It's a Hotel Wi-Fi Free-For-All

Posted on February 19, 2015

Google “meaning of life” and you get 408 million search results. Google “free hotel Wi-Fi” and you get 645 million. Clearly hotel Wi-Fi is important to a lot of people.

Studies into its availability and quality abound, catering to an international clientele that increasingly factors Wi-Fi into its choice of hotel. Specialist websites name and shame the hotels that fall short, crowd-sourcing performance data from guests all over the world. Consumer money-saving sites urge holidaymakers to seek out the hotels that get them online for free, and journalists in the financial press rail against the hotel Wi-Fi charges they encounter, reflecting a common irritation for their globe-trotting readership.

Indeed cost is by far the biggest issue associated with hotel Wi-Fi, affecting everyone from backpackers to business travelers.

Smaller hotel chains and independent players have been offering free Wi-Fi for some time; it is the large incumbents that have been reluctant to do so. Hotels have to pay to provide it, they have argued, so they are entitled to their surcharge. But hotels are greatly outnumbered by their guests, and those guests are delivering their judgement at volume and en masse: Wi-Fi should be free. A study by Hotels.com last year found that free Wi-Fi was the most desirable in-room hotel amenity, and only access to food was more important for guests when assessing a hotel overall.

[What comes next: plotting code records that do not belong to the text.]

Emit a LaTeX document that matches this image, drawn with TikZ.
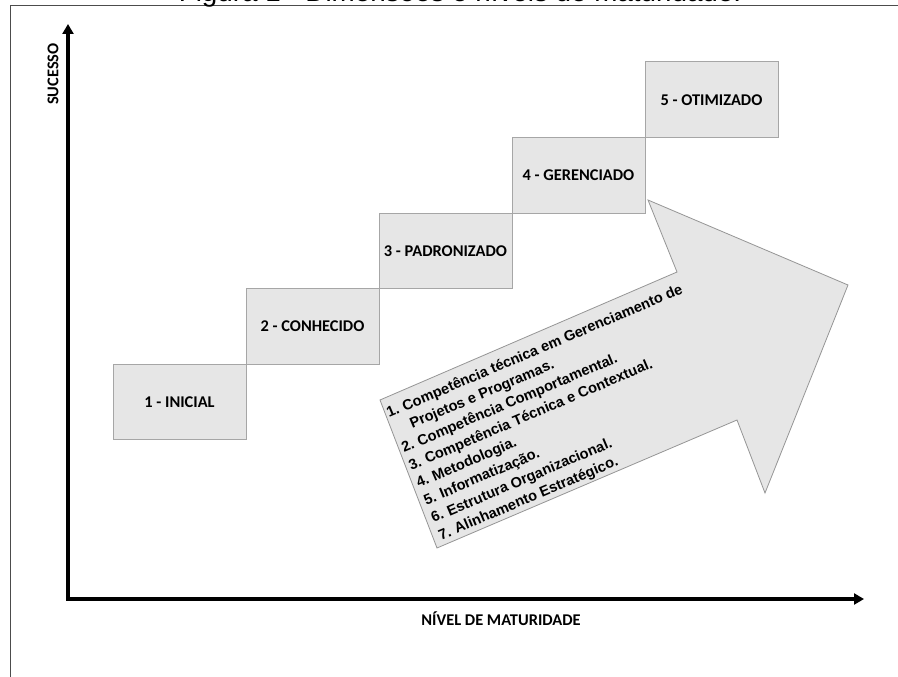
\documentclass[tikz,border=0pt]{standalone}
\usepackage{fontspec}
\usepackage{tikz}
\usetikzlibrary{positioning,arrows.meta}
\newfontfamily\carlito{Carlito}
\newfontfamily\arialfont{Liberation Sans}
\definecolor{cinza}{HTML}{E6E6E6}
\definecolor{borda}{HTML}{A6A6A6}

\begin{document}
\begin{tikzpicture}[
    x=1pt, y=-1pt,
    nivel/.style={draw=borda, fill=cinza, line width=1pt, outer sep=0pt,
      minimum width=133pt, minimum height=75.5pt, inner sep=0pt,
      font=\carlito\bfseries\fontsize{16.4}{19}\selectfont},
    rotulo/.style={font=\carlito\bfseries\fontsize{16.4}{19}\selectfont},
    eixo/.style={line width=3.3pt, line join=miter,
      {Triangle[length=10pt,width=11pt]}-{Triangle[length=10pt,width=11pt]}}
  ]
  \useasboundingbox (0,0) rectangle (898,677);
  % moldura e titulo
  \draw[black!70, line width=1pt] (898,6) -- (10,6) -- (10,677);
  \node[anchor=base, font=\arialfont\fontsize{27.8}{31}\selectfont] (titulo) at (460,2)
    {Figura 1 - Dimensões e níveis de maturidade.};
  % eixos
  \coordinate (origem) at (68,599);
  \coordinate (topo) at (68,24);
  \coordinate (fim) at (864,599);
  \draw[eixo] (topo) -- (origem) -- (fim);
  \node[rotulo, rotate=90] (sucesso) at (53,74) {SUCESSO};
  \node[rotulo] (maturidade) at (501,619) {NÍVEL DE MATURIDADE};
  % niveis
  \node[nivel] (inicial) at (179.5,401.75) {1 - INICIAL};
  \node[nivel, anchor=south west] (conhecido) at (inicial.north east) {2 - CONHECIDO};
  \node[nivel, anchor=south west] (padronizado) at (conhecido.north east) {3 - PADRONIZADO};
  \node[nivel, anchor=south west] (gerenciado) at (padronizado.north east) {4 - GERENCIADO};
  \node[nivel, anchor=south west] (otimizado) at (gerenciado.north east) {5 - OTIMIZADO};
  % seta das dimensoes
  \draw[draw=borda!90!black, fill=cinza, line width=0.8pt, line join=miter]
    (380,400) -- (677,272) -- (648,200) -- (848,285) -- (765,493) -- (737,420) -- (437,548) -- cycle;
  \node[anchor=base west, rotate=23, inner sep=0pt,
    font=\arialfont\bfseries\fontsize{14.6}{19}\selectfont] (dimensoes) at (389,418)
    {\begin{tabular}[t]{@{}l@{\hspace{5pt}}l@{}}
      1. & Competência técnica em Gerenciamento de\\
         & Projetos e Programas.\\
      2. & Competência Comportamental.\\
      3. & Competência Técnica e Contextual.\\
      4. & Metodologia.\\
      5. & Informatização.\\
      6. & Estrutura Organizacional.\\
      7. & Alinhamento Estratégico.
    \end{tabular}};
\end{tikzpicture}
\end{document}
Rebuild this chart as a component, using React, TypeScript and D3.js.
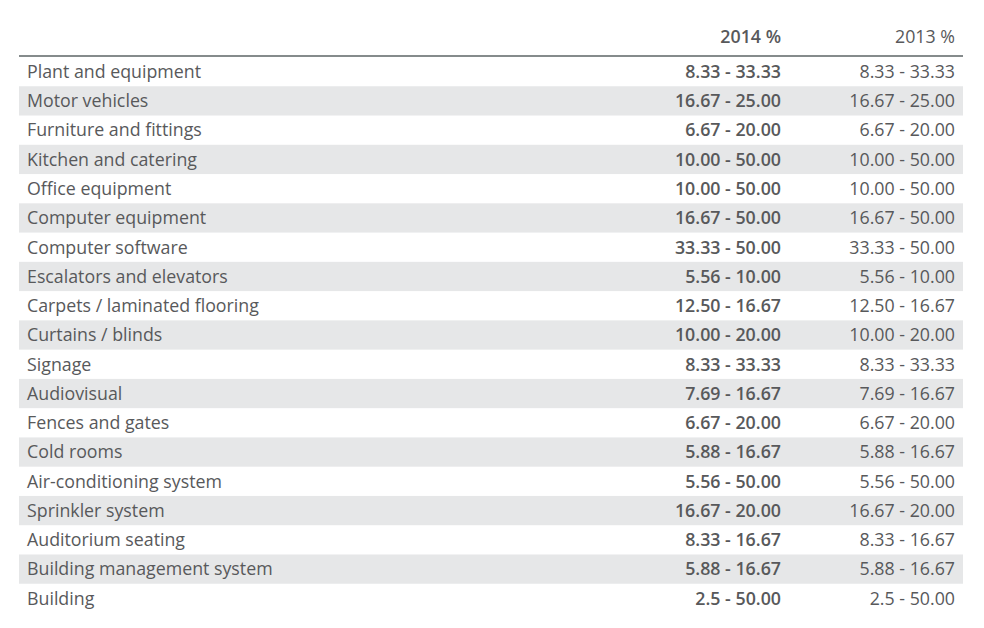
import React from "react";
import * as d3 from "d3";

const categories = [
  "Plant and equipment",
  "Motor vehicles",
  "Furniture and fittings",
  "Kitchen and catering",
  "Office equipment",
  "Computer equipment",
  "Computer software",
  "Escalators and elevators",
  "Carpets / laminated flooring",
  "Curtains / blinds",
  "Signage",
  "Audiovisual",
  "Fences and gates",
  "Cold rooms",
  "Air-conditioning system",
  "Sprinkler system",
  "Auditorium seating",
  "Building management system",
  "Building",
];

const rates2014 = [
  "8.33 - 33.33", "16.67 - 25.00", "6.67 - 20.00", "10.00 - 50.00", "10.00 - 50.00",
  "16.67 - 50.00", "33.33 - 50.00", "5.56 - 10.00", "12.50 - 16.67", "10.00 - 20.00",
  "8.33 - 33.33", "7.69 - 16.67", "6.67 - 20.00", "5.88 - 16.67", "5.56 - 50.00",
  "16.67 - 20.00", "8.33 - 16.67", "5.88 - 16.67", "2.5 - 50.00",
];

const rates2013 = [
  "8.33 - 33.33", "16.67 - 25.00", "6.67 - 20.00", "10.00 - 50.00", "10.00 - 50.00",
  "16.67 - 50.00", "33.33 - 50.00", "5.56 - 10.00", "12.50 - 16.67", "10.00 - 20.00",
  "8.33 - 33.33", "7.69 - 16.67", "6.67 - 20.00", "5.88 - 16.67", "5.56 - 50.00",
  "16.67 - 20.00", "8.33 - 16.67", "5.88 - 16.67", "2.5 - 50.00",
];

const columnHeaders = ["2014 %", "2013 %"];

export default function App() {
  const W = 984, H = 628;
  const left = 19, right = 963;
  const top = 57, bottom = 613;
  const y = d3.scaleBand<number>().domain(d3.range(categories.length)).range([top, bottom]).padding(0);
  const font = "'Open Sans', 'DejaVu Sans', sans-serif";
  const textColor = "#58595b";
  const fs = 17.8;
  const col2014 = 781;
  const col2013 = 955;
  return (
    <svg width={W} height={H} style={{ position: "absolute", left: 0, top: 0, background: "#fff" }}>
      <rect x={0} y={0} width={W} height={H} fill="#fff" />
      {categories.map((c, i) =>
        i % 2 === 1 ? (
          <rect key={"b" + i} x={left} y={y(i)!} width={right - left} height={y.bandwidth()} fill="#e6e7e8" />
        ) : null
      )}
      <line x1={left} x2={right} y1={56} y2={56} stroke="#5d6466" strokeWidth={1.3} />
      <text x={col2014} y={43} textAnchor="end" fontFamily={font} fontSize={fs} fontWeight={600} fill={textColor}>
        {columnHeaders[0]}
      </text>
      <text x={col2013} y={43} textAnchor="end" fontFamily={font} fontSize={fs} fill={textColor}>
        {columnHeaders[1]}
      </text>
      {categories.map((c, i) => {
        const cy = y(i)! + y.bandwidth() / 2 + 6.3;
        return (
          <g key={"r" + i}>
            <text x={27} y={cy} fontFamily={font} fontSize={fs} fill={textColor}>{c}</text>
            <text x={col2014} y={cy} textAnchor="end" fontFamily={font} fontSize={fs} fontWeight={600} fill={textColor}>
              {rates2014[i]}
            </text>
            <text x={col2013} y={cy} textAnchor="end" fontFamily={font} fontSize={fs} fill={textColor}>
              {rates2013[i]}
            </text>
          </g>
        );
      })}
    </svg>
  );
}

The market is responding. Richard Branson’s newly launched Virgin Hotels brand, attuned to consumer demand, positions Wi-Fi squarely as a necessity. The hotel literature describes free Wi-Fi as a “right” and encourages users, with typical Virgin wit, to “party like it’s not $19.99”. And when small players or disruptive newcomers buck a trend—and this should sound familiar to everyone in the mobile sector—incumbents always come under pressure to follow suit.

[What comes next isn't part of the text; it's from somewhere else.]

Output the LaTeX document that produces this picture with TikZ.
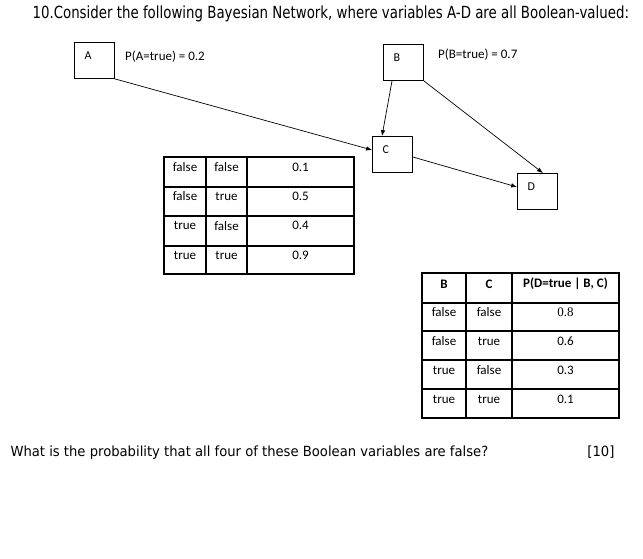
\documentclass[tikz,border=0pt]{standalone}
\usepackage{fontspec}
\setmainfont{Carlito}
\newfontfamily\qfont[FakeStretch=0.8]{DejaVu Sans}
\newfontfamily\askfont[FakeStretch=0.94]{DejaVu Sans}
\newfontfamily\oddfont{Liberation Serif}
\usetikzlibrary{arrows.meta}
\tikzset{
  varbox/.style={draw, line width=0.8pt, minimum width=40pt, minimum height=36pt,
    inner sep=0pt, text width=20pt, align=left, text height=7.5pt, text depth=10pt,
    font=\fontsize{12}{14}\selectfont},
  cell/.style={inner sep=0pt, font=\fontsize{13}{15}\selectfont},
  head/.style={cell, font=\bfseries\fontsize{13}{15}\selectfont},
  tbl/.style={line width=1.1pt},
  dep/.style={-{Latex[length=6pt,width=4.5pt]}, line width=0.7pt},
}
\begin{document}
\begin{tikzpicture}[x=1pt,y=-1pt]
  \useasboundingbox (0,0) rectangle (643,558);
  \node[anchor=base west, font=\qfont\fontsize{16.7}{19}\selectfont] (title) at (29,18)
    {10.Consider the following Bayesian Network, where variables A-D are all Boolean-valued:};
  % the network
  \node[varbox] (A) at (94.5,60.5) {A};
  \node[varbox] (B) at (403.5,62.5) {B};
  \node[varbox] (C) at (392.5,154.5) {C};
  \node[varbox] (D) at (537.5,191.5) {D};
  \node[cell, anchor=west] (pa) at (125,57) {P(A=true) = 0.2};
  \node[cell, anchor=west] (pb) at (438,55) {P(B=true) = 0.7};
  \draw[dep] (A.south east) -- ([yshift=4.5pt]C.west);
  \draw[dep] ([xshift=-11.5pt]B.south) -- ([xshift=-10.5pt]C.north);
  \draw[dep] (B.south east) -- ([xshift=5.5pt]D.north);
  \draw[dep] ([yshift=-2.5pt]C.east) -- ([yshift=4.5pt]D.west);
  % table for C
  \draw[tbl] (164,157) rectangle (354,274);
  \draw[tbl] (206,157) -- (206,274) (247,157) -- (247,274);
  \draw[tbl] (164,187) -- (354,187) (164,216) -- (354,216) (164,246) -- (354,246);
  \foreach \a/\b/\p [count=\i] in {false/false/0.1, false/true/0.5, true/false/0.4, true/true/0.9}{
    \pgfmathsetmacro{\ty}{167+29.4*(\i-1)}
    \node[cell] (ta-\i-1) at (185,\ty) {\a};
    \node[cell] (ta-\i-2) at (226.5,\ty) {\b};
    \node[cell] (ta-\i-3) at (300.5,\ty) {\p};
  }
  % table for D
  \draw[tbl] (422,273) rectangle (619,418);
  \draw[tbl] (466,273) -- (466,418) (512,273) -- (512,418);
  \draw[tbl] (422,303) -- (619,303) (422,331) -- (619,331) (422,360) -- (619,360) (422,389) -- (619,389);
  \node[head] (tb-0-1) at (444,284) {B};
  \node[head] (tb-0-2) at (489,284) {C};
  \node[head] (tb-0-3) at (565.5,284) {P(D=true | B, C)};
  \foreach \b/\c/\p [count=\i] in {false/false/{\oddfont 0.8}, false/true/0.6, true/false/0.3, true/true/0.1}{
    \pgfmathsetmacro{\ty}{312+29*(\i-1)}
    \node[cell] (tb-\i-1) at (444,\ty) {\b};
    \node[cell] (tb-\i-2) at (489,\ty) {\c};
    \node[cell] (tb-\i-3) at (565.5,\ty) {\p};
  }
  \node[anchor=base west, font=\askfont\fontsize{14}{16}\selectfont] (question) at (7,456)
    {What is the probability that all four of these Boolean variables are false?};
  \node[anchor=base east, font=\askfont\fontsize{14}{16}\selectfont] (marks) at (618,456) {[10]};
\end{tikzpicture}
\end{document}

So this week the Hyatt chain stopped charging for Wi-Fi altogether—in all rooms and public spaces—in its portfolio of more than 500 hotels. Other chains are moving at a different pace. Some are making grudging concessions, requiring users to join loyalty schemes to access free Wi-Fi, or making it available only to guests who book directly with the hotel. But they are only delaying the inevitable; the move to free Wi-Fi is a one-way street down which all hotel chains that wish to remain competitive must walk before long.

If they don’t adapt to the needs of the customer—and this, too, should strike a mobile industry chord—they will struggle to survive.

Mobile operators would do well to note the importance that hotel guests place on free Wi-Fi. These guests are all customers of mobile operators too, after all, and their need for free hotel Wi-Fi shines a light on key frustrations with the mobile experience—in particular the quality of indoor connectivity and the cost of mobile data roaming. If mobile operators facilitated easy access to this increasingly freely available connectivity resource, they would be enhancing their service just as much as the hotel offering the Wi-Fi connection enhances its own.

And they need not stop at hotels; the trend towards free amenity Wi-Fi reaches far wider than the hospitality community. In Airports, sports arenas, museums, cafes, bars and fast food outlets—and many more public places all over the world—Wi-Fi is available, for everyone, for free. Amenity Wi-Fi is the definitive connectivity megatrend of the moment. It has vast reach. It enables access for smartphone users precisely where they need it, in places where they are often unreachable by the best connection that cellular can deliver. And, because of this, it represents the best complement to cellular connectivity that is available, reducing dependence on costly indoor network deployments and offering reach far beyond the limitations of commercial Wi-Fi networks.

The benefits amenity Wi-Fi affords the end user, the provider, and now the mobile operator, are increasingly apparent. If only the meaning of life were just as clear.